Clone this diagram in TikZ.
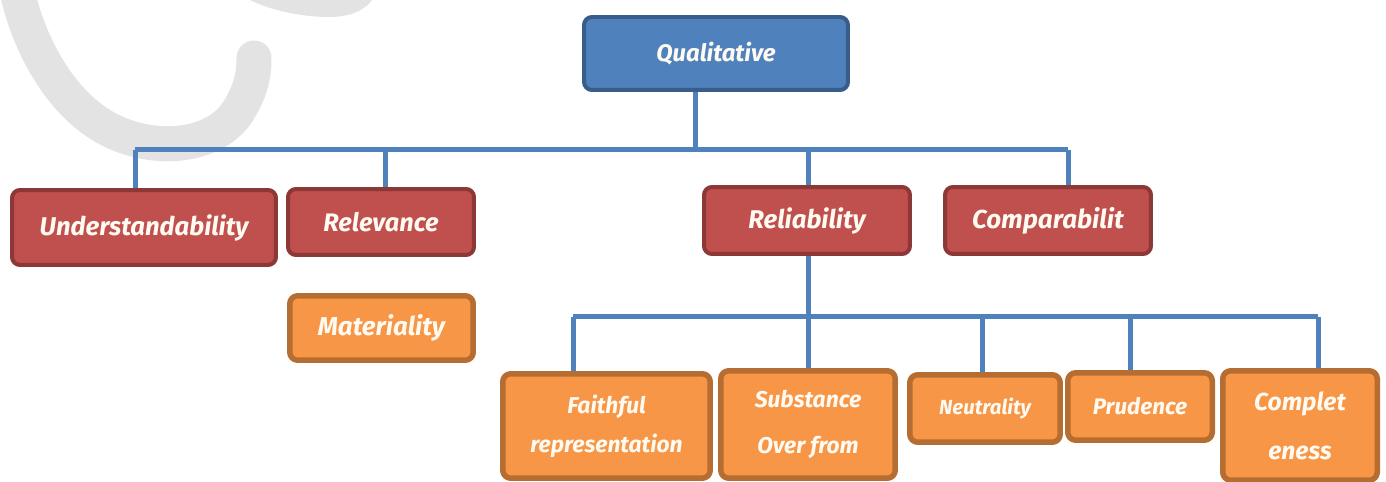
\documentclass[tikz,border=0pt]{standalone}
\usepackage{fontspec}
\setmainfont{Fira Sans}
\definecolor{qfill}{HTML}{4F81BD}
\definecolor{qline}{HTML}{385D8A}
\definecolor{rfill}{HTML}{C0504D}
\definecolor{rline}{HTML}{8C3836}
\definecolor{ofill}{HTML}{F79646}
\definecolor{oline}{HTML}{B66D31}
\definecolor{conn}{HTML}{4F81BD}
\definecolor{txt}{HTML}{FFFBF2}
\definecolor{wm}{HTML}{E3E3E3}
\begin{document}
\begin{tikzpicture}[x=0.02cm,y=-0.02cm,
  box/.style={rounded corners=0.16cm, inner sep=0pt, align=center, text=txt, font=\bfseries\itshape},
  qbox/.style={box, fill=qfill, draw=qline, line width=0.08cm},
  rbox/.style={box, fill=rfill, draw=rline, line width=0.08cm},
  obox/.style={box, fill=ofill, draw=oline, line width=0.11cm},
  link/.style={draw=conn, line width=0.1cm}]
\useasboundingbox[fill=white] (0,0) rectangle (1386,482);
% watermark
\draw[wm, line width=0.7cm, line cap=round] (15,-20) .. controls (25,40) and (60,105) .. (110,130)
  .. controls (160,155) and (220,145) .. (240,108) .. controls (252,88) and (254,72) .. (254,58);
\fill[wm] (250,0) .. controls (270,10) and (300,17) .. (330,17) .. controls (350,17) and (365,10) .. (372,0) -- cycle;
% nodes
\node[qbox, minimum width=5.28cm, minimum height=1.46cm, font=\bfseries\itshape\fontsize{13.6}{15}\selectfont] (Q) at (716,53.5) {Qualitative};
\node[rbox, minimum width=5.28cm, minimum height=1.50cm, font=\bfseries\itshape\fontsize{14.6}{16}\selectfont] (U) at (144,227.5) {Understandability};
\node[rbox, minimum width=3.72cm, minimum height=1.32cm, font=\bfseries\itshape\fontsize{14.4}{16}\selectfont] (Rv) at (381,222) {Relevance};
\node[obox, minimum width=3.67cm, minimum height=1.29cm, font=\bfseries\itshape\fontsize{14.7}{16}\selectfont] (M) at (381.5,328) {Materiality};
\node[rbox, minimum width=4.12cm, minimum height=1.34cm, font=\bfseries\itshape\fontsize{14.6}{16}\selectfont] (Rl) at (807,220.5) {Reliability};
\node[rbox, minimum width=4.12cm, minimum height=1.34cm, font=\bfseries\itshape\fontsize{14.8}{16}\selectfont] (C) at (1048,220.5) {Comparabilit};
\node[obox, minimum width=4.15cm, minimum height=2.09cm, font=\bfseries\itshape\fontsize{13}{22}\selectfont] (F) at (606.5,426) {Faithful\\representation};
\node[obox, minimum width=3.49cm, minimum height=2.15cm, font=\bfseries\itshape\fontsize{13}{26}\selectfont] (S) at (808,424.5) {Substance\\Over from};
\node[obox, minimum width=3.01cm, minimum height=1.35cm, font=\bfseries\itshape\fontsize{11.6}{13}\selectfont] (N) at (985,408.5) {Neutrality};
\node[obox, minimum width=2.89cm, minimum height=1.35cm, font=\bfseries\itshape\fontsize{12.8}{14}\selectfont] (P) at (1140,406.5) {Prudence};
\node[obox, minimum width=3.09cm, minimum height=2.19cm, font=\bfseries\itshape\fontsize{14}{28}\selectfont] (Cm) at (1300,425.5) {Complet\\eness};
% first level connectors
\coordinate (b1) at (695,150);
\coordinate (dU) at (135,150);
\coordinate (dRv) at (385,150);
\coordinate (dRl) at (808,150);
\coordinate (dC) at (1068,150);
\draw[link] (b1 |- Q.south) -- (b1);
\draw[link] (dU) -- (dC);
\draw[link] (dU) -- (dU |- U.north);
\draw[link] (dRv) -- (dRv |- Rv.north);
\draw[link] (dRl) -- (dRl |- Rl.north);
\draw[link] (dC) -- (dC |- C.north);
% second level connectors
\coordinate (b2) at (808,317);
\coordinate (dF) at (573,317);
\coordinate (dS) at (808,317);
\coordinate (dN) at (982,317);
\coordinate (dP) at (1130,317);
\coordinate (dCm) at (1318,317);
\draw[link] (b2 |- Rl.south) -- (b2);
\draw[link] (dF) -- (dCm);
\draw[link] (dF) -- (dF |- F.north);
\draw[link] (dS) -- (dS |- S.north);
\draw[link] (dN) -- (dN |- N.north);
\draw[link] (dP) -- (dP |- P.north);
\draw[link] (dCm) -- (dCm |- Cm.north);
\end{tikzpicture}
\end{document}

__TASK TO COMPLETE__:
Write out the whole listing again, exactly, with no pictures.

__TASK SOLUTION__:
Clone this diagram in TikZ.
\documentclass[tikz,border=0pt]{standalone}
\usepackage{fontspec}
\setmainfont{Fira Sans}
\definecolor{qfill}{HTML}{4F81BD}
\definecolor{qline}{HTML}{385D8A}
\definecolor{rfill}{HTML}{C0504D}
\definecolor{rline}{HTML}{8C3836}
\definecolor{ofill}{HTML}{F79646}
\definecolor{oline}{HTML}{B66D31}
\definecolor{conn}{HTML}{4F81BD}
\definecolor{txt}{HTML}{FFFBF2}
\definecolor{wm}{HTML}{E3E3E3}
\begin{document}
\begin{tikzpicture}[x=0.02cm,y=-0.02cm,
  box/.style={rounded corners=0.16cm, inner sep=0pt, align=center, text=txt, font=\bfseries\itshape},
  qbox/.style={box, fill=qfill, draw=qline, line width=0.08cm},
  rbox/.style={box, fill=rfill, draw=rline, line width=0.08cm},
  obox/.style={box, fill=ofill, draw=oline, line width=0.11cm},
  link/.style={draw=conn, line width=0.1cm}]
\useasboundingbox[fill=white] (0,0) rectangle (1386,482);
% watermark
\draw[wm, line width=0.7cm, line cap=round] (15,-20) .. controls (25,40) and (60,105) .. (110,130)
  .. controls (160,155) and (220,145) .. (240,108) .. controls (252,88) and (254,72) .. (254,58);
\fill[wm] (250,0) .. controls (270,10) and (300,17) .. (330,17) .. controls (350,17) and (365,10) .. (372,0) -- cycle;
% nodes
\node[qbox, minimum width=5.28cm, minimum height=1.46cm, font=\bfseries\itshape\fontsize{13.6}{15}\selectfont] (Q) at (716,53.5) {Qualitative};
\node[rbox, minimum width=5.28cm, minimum height=1.50cm, font=\bfseries\itshape\fontsize{14.6}{16}\selectfont] (U) at (144,227.5) {Understandability};
\node[rbox, minimum width=3.72cm, minimum height=1.32cm, font=\bfseries\itshape\fontsize{14.4}{16}\selectfont] (Rv) at (381,222) {Relevance};
\node[obox, minimum width=3.67cm, minimum height=1.29cm, font=\bfseries\itshape\fontsize{14.7}{16}\selectfont] (M) at (381.5,328) {Materiality};
\node[rbox, minimum width=4.12cm, minimum height=1.34cm, font=\bfseries\itshape\fontsize{14.6}{16}\selectfont] (Rl) at (807,220.5) {Reliability};
\node[rbox, minimum width=4.12cm, minimum height=1.34cm, font=\bfseries\itshape\fontsize{14.8}{16}\selectfont] (C) at (1048,220.5) {Comparabilit};
\node[obox, minimum width=4.15cm, minimum height=2.09cm, font=\bfseries\itshape\fontsize{13}{22}\selectfont] (F) at (606.5,426) {Faithful\\representation};
\node[obox, minimum width=3.49cm, minimum height=2.15cm, font=\bfseries\itshape\fontsize{13}{26}\selectfont] (S) at (808,424.5) {Substance\\Over from};
\node[obox, minimum width=3.01cm, minimum height=1.35cm, font=\bfseries\itshape\fontsize{11.6}{13}\selectfont] (N) at (985,408.5) {Neutrality};
\node[obox, minimum width=2.89cm, minimum height=1.35cm, font=\bfseries\itshape\fontsize{12.8}{14}\selectfont] (P) at (1140,406.5) {Prudence};
\node[obox, minimum width=3.09cm, minimum height=2.19cm, font=\bfseries\itshape\fontsize{14}{28}\selectfont] (Cm) at (1300,425.5) {Complet\\eness};
% first level connectors
\coordinate (b1) at (695,150);
\coordinate (dU) at (135,150);
\coordinate (dRv) at (385,150);
\coordinate (dRl) at (808,150);
\coordinate (dC) at (1068,150);
\draw[link] (b1 |- Q.south) -- (b1);
\draw[link] (dU) -- (dC);
\draw[link] (dU) -- (dU |- U.north);
\draw[link] (dRv) -- (dRv |- Rv.north);
\draw[link] (dRl) -- (dRl |- Rl.north);
\draw[link] (dC) -- (dC |- C.north);
% second level connectors
\coordinate (b2) at (808,317);
\coordinate (dF) at (573,317);
\coordinate (dS) at (808,317);
\coordinate (dN) at (982,317);
\coordinate (dP) at (1130,317);
\coordinate (dCm) at (1318,317);
\draw[link] (b2 |- Rl.south) -- (b2);
\draw[link] (dF) -- (dCm);
\draw[link] (dF) -- (dF |- F.north);
\draw[link] (dS) -- (dS |- S.north);
\draw[link] (dN) -- (dN |- N.north);
\draw[link] (dP) -- (dP |- P.north);
\draw[link] (dCm) -- (dCm |- Cm.north);
\end{tikzpicture}
\end{document}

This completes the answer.